Ah, perhaps there's the rub.  For I'm afraid there's at least one other explanation for Mrs. Whitney.  The first is that John Kolvenbach has brought off a brilliant aesthetic illusion.  The second, however, is that he just doesn't realize he has left out everything that counts about a play.  And I admit that when I learned Mrs. Whitney was actually the second part of dramatic diptych (the first play of the duo is called Goldfish), I did begin to lose faith in that first explanation!  For in interviews Kolvenbach has actually opined that Mrs. Whitney was written to further explore the background characters of Goldfish.  And in the Merrimack program, he muses that his script "is a comedy.  About heartbreak."  Okay, but he goes on: his  plays are "scored," he explains; the empty spots in the script "serve the same purpose as the lines in the play . . . they convey information . . . the audience will only receive the play if the music is in place.  The plays should sing."

Oh, no.  Oh, shut up John Kolvenbach.  Please shut up.  Because all that makes the conceptual gambit explanation a little hard to swallow.  I mean . . . you don't really think you're some sitcom Pinter, do you?  That your gaps and lacunae operate with some sort of resonant mystery?  Oh, no.

But - oh well!! I'll go through the set-up of the drama anyway, and let people decide for themselves.  We meet the eponymous Mrs. Whitney (Dierdre Madigan, at left) just after Christmas, when she's brooding on her empty nest (her daughter is now grown, and AWOL).  We sense that we're entering the scene after some sort of crisis (Gap #1), but we've no idea what it might be (my advice is: check the script of Goldfish).

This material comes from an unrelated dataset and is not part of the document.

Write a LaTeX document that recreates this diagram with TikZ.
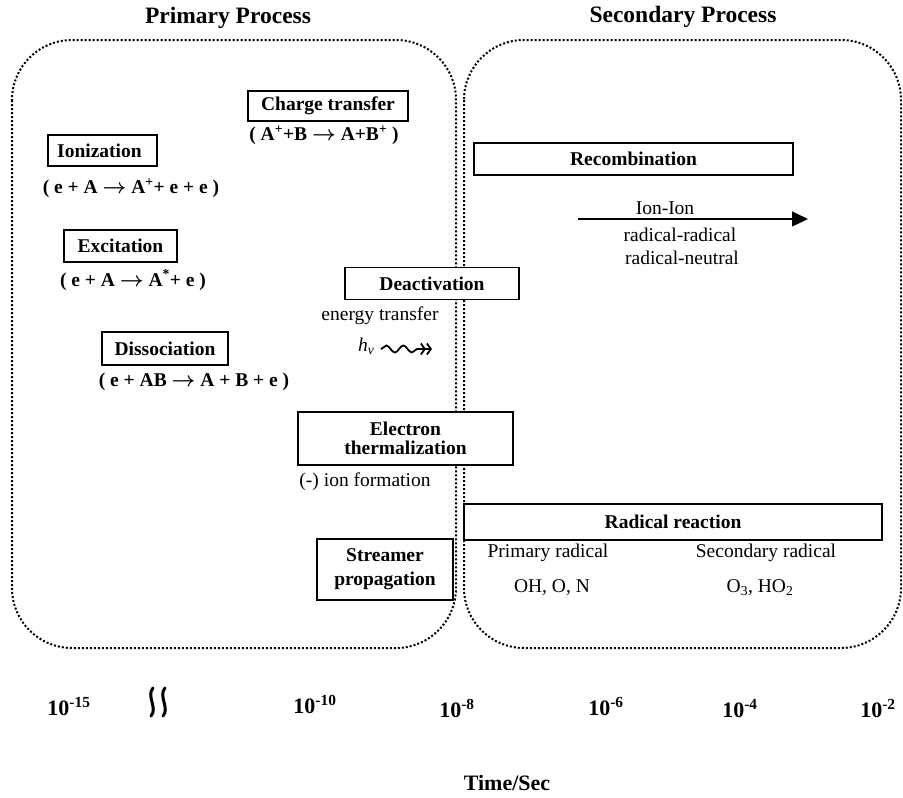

At any rate, there's a neighbor on hand, Francis (Joel Colodner) who is eager to make her less lonely, but she sets her eye instead on the former Mr. Whitney, whom she divorced for very good reasons something like two decades ago.  We have reason to doubt Mrs. Whitney's judgment on this score, of course - just as  we have some reason to doubt her judgment on everything.  We get the impression, in fact, that we may have caught her in the middle of drinking herself to death (she actually orders Francis to take the food he has brought her out of the house and leave it in the snow).  But then again - maybe not; she certainly seems to be entirely in hand, indeed, she's a model of crisp, ironic control.  Hence - Gap #2:  What's up with Mrs. Whitney?

But onward.  Mrs. W. pursues the former Mr. W. to the aforementioned cheery homestead, where the current Mrs. Whitney (Rebecca Harris) is waiting to brain her absent husband - or whoever walks through the front door - with a shot glass.  It seems that Mr. Whitney has gone missing, as he often does - indeed, it seems one key reason why all the various Mrs. Whitneys (there have been four or five, I can't quite remember exactly how many) have left this serial divorcer is that he's simply often missing. (Hmmmmm.)  Why he goes missing is unclear - although he seems to be on the wagon now, so maybe his absences have been alcoholic benders; or maybe they were meant to prevent him from going on alcoholic benders (that was Gap #3, btw, and probably Gap #4; are we Pinter yet?).

Now taken together, these various vacuoles do suggest some sort of thematic profile that (normally) a playwright might be interested in exploring.  But not Kolvenbach.  He keeps his 'action' - essentially a zillion variations on denial - humming, that's for sure - Mr. Whitney shows up, the current Mrs. Whitney walks out, the previous Mrs. Whitney moves in, etc., while Fin, a forlorn son of Whitney by some previous Whitney, tramps in and out, cracking mighty wise.  There's a short diversion with Francis, which of course comes to nothing.  There's a hint that Mrs. Whitney actually has completed her emotional mission, perhaps unawares, by connecting briefly with Fin - but if you blink, you miss this.  By now you can almost hear the clock ticking . . . will the playwright make it past 90 minutes without actually revealing anything?  Hurrah!  He does, and the script can end - with a restatement of its opening line; the whole pointless exercise has been circular - get it?

Yes, we get it.  But to answer my rhetorical question - no, we're still not Pinter.  You see, in Pinter (and Beckett, and any number of other absurdists)  the mysterious gaps around which the action revolves seem to expand as we watch; the lacunae grow in significance, because the playwright is steadily delineating their form and pressure; statements about faith, and power, and knowability are ultimately made - just indirectly.  But no such luck in Kolvenbach.  He seems to think that simple denial is theatrical subject enough.

And it ain't.

Still, you do get to enjoy some finely wrought superficiality at Merrimack; this theatre pulls in the best actors from all over, and they've wasted some fine ones on Mrs. Whitney.  I'll say this much; Kolvenbach can write banter; everybody in the play speaks with the same self-aware, sitcommy voice, but these actors make at least their jokes sing. As the heroine, Deirdre Madigan was all tart/bitter wisdom masking - well, something, but who knows what; despair?  Self-hatred?  Your guess is as good as mine, but at least she's dry as a good martini.  There was an arguably even sharper turn from Rebecca Harris as the fourth or fifth Mrs. W. - we last saw Ms. Harris being equally good in Kolvenbach's godawful Fabuloso; please, please can we see this fine actress in something other than John Kolvenbach?  Rounding out the cast, Jay Ben Markson gave a precise spin to Fin's one-liners, Joel Colodner did what he could with Francis, and Dennis Parlato remained likably, knowingly poised while revealing absolutely nothing of himself (of course) as Whitney.  I'm not sure what to make of Kyle Fabel's emotionally under-realized direction; I guess that's what the play called for, but still - that's kind of the problem, isn't it.  Sigh.  And I notice that yes, the Merrimack has programmed another John Kolvenbach for next season.  Which I think is evidence of a certain lacuna in the decision-making of this normally reliable theatre!  But who knows - perhaps the next Kolvenbach will be another Love Song.  At any rate, the mystery continues . . .

Deirdre Madigan and Jay Ben Markson actually connect, briefly, in Mrs. Whitney.